Testing Isn’t Only for the Technical Team: The Tests Your Business Needs to Be Doing

Frequently, when we talk about testing, we are talking about tests done by a dedicated testing team. More recently, development have also had to think about developer testing.

User acceptance testing (UAT)

There are many different types of testing: development testing and automated testing such as unit testing, integration testing and regression testing; as well as manual testing performed by dedicated QA staff. One important type of testing that is frequently overlooked is business process testing, such as UAT.

What is UAT?

When you make a change in your ERP system, whether they are testing SAP ERP or Oracle EBS, you want to make sure it does what it is supposed to do.

Testing is important to ensure that innovation can occur. The era of infrequent releases for the waterfall age is over and we are living in the agile age. The digital transformation is here. Our development tests have adopted but shouldn’t our business tests follow through as well?
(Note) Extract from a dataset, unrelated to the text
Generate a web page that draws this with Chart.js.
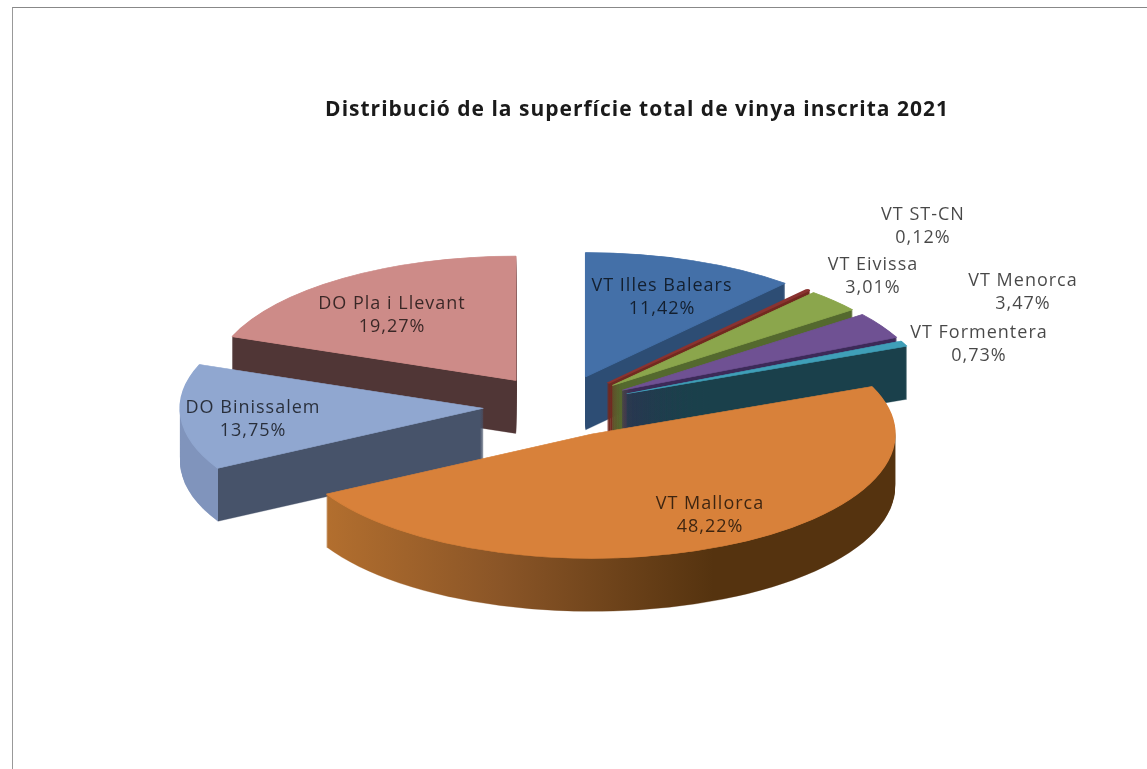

User Acceptance Testing, or UAT, refers to testing a software product by the end-user to determine whether it meets the technical and business requirements, and whether it can be accepted or rejected.

In simple terms: UAT verifies that the process does what the user expects it to do. In major business projects, failures in UAT can have dramatic impacts on the quality of the project, not to mention introduce serious risks in production.

User testing issue with UAT

However, one of the critical problems with UAT is clear in the name – user testing. Until recently, even software developers refused to test – resorting testing to “professional testers.” But technical code testing is not the same.

Most testers weren’t trained to do UAT. Mainstream testing literature doesn’t talk about UAT – since the focus is on the business not the technical.

Traditional testing may know about technical tests, but programmers and developers don’t have the business expertise that IT and key users have. Developers or analysts aren’t business users. Nor are they mind readers. Detailed functional specifications documents don’t replace testing by business users. Business users still need to make sure that their needs are met.

However, business users have other things to do besides test. They already have full-time jobs. Typically, UAT is not part of their job description and so they may resent needing to test. Isn’t this someone else’s job? What happens if they break something? Will they be blamed? There’s professional risk as well.

Traditionally, UAT has been cumbersome. Users frequently “opt out” due to lack of time. Of course, this hurts them later when critical functionality doesn’t work as expected.

It’s been especially challenging among complex ERP systems.

Any solutions?

However, there is a way out of the UAT mess. Modern tools, such as Panaya, brings your UAT to the next level. By working in the cloud, cumbersome Excel reports are eliminated. Managers stop wasting time compiling cumbersome reports and test handoffs are much easier.

Business users can conduct the UAT and their tests can be recorded in reusable test libraries. This gives the technical development team the information on how business users utilize the systems and provides them with real-life data. They can then turn these real-life test recordings into accurate test scripts and improve their system and conduct further tests based on real-world usage. This way business users can devote their time to driving business innovation while the technical team can ensure that their SAP ERP and Oracle EBS systems work and keep from becoming a bottleneck. This cooperation and breaking down of silos is core to increasing quality in today’s era of digital transformation.